Sénégal : le référendum des artistes
Les sénégalais sont invités le 20 mars prochain, à se prononcer sur les 15 points proposés par le Président Sénégalais Macky Sall, pour la réforme de la Constitution. Parmi ces 15 points, le point qui catalyse tous les débats est celui de la réduction du mandat présidentiel qui doit passer de 7 à 5 ans. Le camp du OUI vante les mérites des 15 points affirmant que cela aidera à consolider la démocratie sénégalaise, le camp du NON, lui, argumente surtout autour du fait que le Président de la République s'est dédit, une rupture abusive du "Contrat de Confiance" du Président Sall qui dès lors mérite d'être sanctionné par un NON cinglant de la part des sénégalais.

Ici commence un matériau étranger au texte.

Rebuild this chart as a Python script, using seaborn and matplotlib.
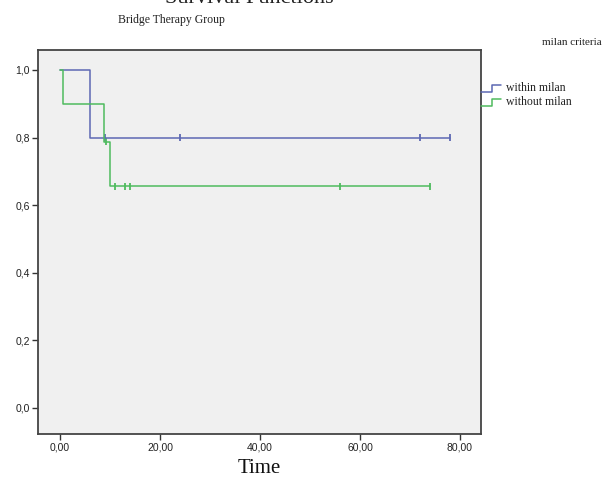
import numpy as np
import pandas as pd
import matplotlib
matplotlib.use("Agg")
import matplotlib.pyplot as plt
from matplotlib.lines import Line2D
import seaborn as sns

# ---- data ----
groups = ["within milan", "without milan"]
within_time = [0.0, 6.0, 78.0]
within_surv = [1.0, 0.8, 0.8]
within_censor = [9.0, 24.0, 72.0, 78.0]
without_time = [0.0, 0.7, 8.8, 10.0, 74.0]
without_surv = [1.0, 0.9, 0.7875, 0.656, 0.656]
without_censor = [9.2, 11.0, 13.0, 14.0, 56.0, 74.0]
x_ticks = [0, 20, 40, 60, 80]
x_tick_labels = ["0,00", "20,00", "40,00", "60,00", "80,00"]
y_ticks = [0.0, 0.2, 0.4, 0.6, 0.8, 1.0]
y_tick_labels = ["0,0", "0,2", "0,4", "0,6", "0,8", "1,0"]

colors = {"within milan": "#5d68b3", "without milan": "#4fbb5e"}

def step_value(times, surv, t):
    idx = np.searchsorted(times, t, side="right") - 1
    return np.asarray(surv)[idx]

curve = pd.DataFrame({
    "time": within_time + without_time,
    "surv": within_surv + without_surv,
    "group": [groups[0]] * len(within_time) + [groups[1]] * len(without_time),
})
cens = pd.DataFrame({
    "time": within_censor + without_censor,
    "surv": list(step_value(within_time, within_surv, within_censor))
            + list(step_value(without_time, without_surv, without_censor)),
    "group": [groups[0]] * len(within_censor) + [groups[1]] * len(without_censor),
})

sns.set_style("white")
fig = plt.figure(figsize=(6.07, 4.78), dpi=100)
ax = fig.add_axes([0.0626, 0.092, 0.7298, 0.8033])
ax.set_facecolor("#f0f0f0")

sns.lineplot(data=curve, x="time", y="surv", hue="group", palette=colors,
             drawstyle="steps-post", estimator=None, sort=False,
             linewidth=1.1, legend=False, ax=ax)
sns.scatterplot(data=cens, x="time", y="surv", hue="group", palette=colors,
                marker="|", s=28, linewidth=1.3, legend=False, ax=ax)

ax.set_xlim(-4.4, 84.2)
ax.set_ylim(-0.077, 1.059)
ax.set_xticks(x_ticks)
ax.set_xticklabels(x_tick_labels)
ax.set_yticks(y_ticks)
ax.set_yticklabels(y_tick_labels)
ax.tick_params(axis="both", which="both", direction="out", length=4, width=1,
               color="#333333", labelsize=7.5, labelcolor="#222222", pad=2,
               left=True, bottom=True)
for lab in ax.get_xticklabels() + ax.get_yticklabels():
    lab.set_family("Liberation Sans")
for s in ax.spines.values():
    s.set_color("#444444")
    s.set_linewidth(1.3)
ax.set_ylabel("")
ax.set_xlabel("Time", family="Liberation Serif", fontsize=15, color="#111111", labelpad=5)

# titles (the top one is cut off by the image edge, as in the reference)
fig.text(0.41, 1 - 3 / 478, "Survival Functions", family="Liberation Serif", fontsize=16,
         ha="center", va="baseline", color="#222222")
fig.text(0.283, 0.958, "Bridge Therapy Group", family="Liberation Serif", fontsize=8.5,
         ha="center", va="center", color="#222222")

# legend (step-shaped handles)
fig.text(0.942, 0.911, "milan criteria", family="Liberation Serif", fontsize=8,
         ha="center", va="center", color="#222222")
for i, g in enumerate(groups):
    yc = 1 - (88 + i * 14) / 478
    xs = np.array([481, 492, 492, 501]) / 607
    ys = np.array([yc - 4 / 478, yc - 4 / 478, yc + 3 / 478, yc + 3 / 478])
    fig.add_artist(Line2D(xs, ys, color=colors[g], linewidth=1.1))
    fig.text(506 / 607, yc, g, family="Liberation Serif", fontsize=8.5,
             ha="left", va="center", color="#222222")

fig.savefig("out.png", dpi=100)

La campagne est aussi présente sur les réseaux sociaux, des leaders d'opinions et artistes très suivis comme Awadi ou Fou Malade n'hésitent pas à s'exprimer, soit à crier leur ras-le bol à propos du référendum qui selon eux prend tout le pays en otage. C'est ainsi qu'hier matin sur la page Facebook de Didier Awadi on pouvait lire ceci :
« OUI ou NON. Le débat fait rage mais je dois te dire qu'il me saoule. Je suis comme toi déçu par la rupture abusive du "Contrat de Confiance" par le président Macky Sall donc je pourrais dire je vote Non, mais en même temps, je sais lire... et certaines réformes consolident notre démocratie. Je pourrais dire oui mais je refuse d'être pris en otage ou de prendre en otage qui que ce soit.
Le débat politicien à deux balles me saoule, la presse oppressante me saoule. je ne parlerais pas parce que tout le monde parle. Je vote ou pas... selon ma conscience et ma seule liberté de choix. Que chacun fasse de même sans se laisser influencer par qui que ce soit. Les révolutionnaires circonstanciels me saoulent, les réactionnaires professionnels me saoulent, les publications courageusement anonymes des pseudos web activistes sur les réseaux sociaux me saoulent. OUI ou NON ça ne regarde que moi dans le secret de l'isoloir... Ce pouvoir me saoule l'opposition me saoule et puis j'arrête... Ce texte me saoule... »
Mais une heure plus tard, sur sa page Facebook, Fou Malade, qui lui est ouvertement pour le NON, avec ses amis du Mouvement Y en a marre, partageait à son tour un texte qui semble être une réponse à Awadi. Jugez- en par vous-même.
« Le Hip Hop dépasse un simple mouvement, c'est un acte social. C'est une culture de valeurs essentielles à l'épanouissement, au respect de la dignité du peuple. La parole dans la culture Hip Hop est sacrée. C'est pourquoi les rappeurs travaillent avec le verbe et parlent pour ceux qui ne parlent pas. Le respect de la parole est indispensable dans la culture Hip Hop.
Si un rappeur dévie, s'inscrit en porte à faux avec ce qu'il dit, il est subitement attaqué par ses pairs. C'est de là que le clash tire son histoire. L'album Parole d'honneur, autrement dit en wolof " Kaddu gor " de Didier Awadi, avait marqué les esprits parce qu’il renvoyait aux valeurs de dignité et d'éthique abandonnées par ceux qui nous dirigent.
Je t'invite, cher camarade, à prendre position. Je t'invite à dire NON pour remplir la charte de cohérence entre tes convictions connues et les événements d'aujourd'hui. Je t'invite à dire NON et à faire dire NON parce que tu aimes Sankara. »
L'ex-ministre de la culture et roi du M'balakh Youssou N'Dour est lui aussi en pleine campagne et essuie presque chaque jour des quolibets et des critiques très virulentes de ses adversaires politiques.
Le moins que l'on puisse dire, c'est que le débat au Sénégal, quant au référendum, est très passionné. Tout le pays semble ne vivre qu'au rythme tantôt du OUI, tantôt du NON. Certains artistes comme Xuman ont même jugé nécessaire de sortir une vidéo qui marche très fort sur Youtube, pour encourager les sénégalais à voter NON.
Un autre rappeur, Red Black, lui a mis en ligne il y'a quelques jours une vidéo pour dire OUI, et demander aux sénégalais de voter dans ce sens. Et vous, que pensez-vous de tout cela ? Voterez-vous OUI ou NON ?
On le voit bien, les artistes sénégalais sont très politisés et leur engagement est très fort. Toutefois, il est peut être légitime de se poser la question suivante : jusqu'à quel point, en tant qu'artiste, peut-on investir le champ politique ? L'activisme exacerbé des artistes sénégalais ne se fait-il pas au dépend de leur carrière ? Cette question, à mon avis, mérite d'être étudiée.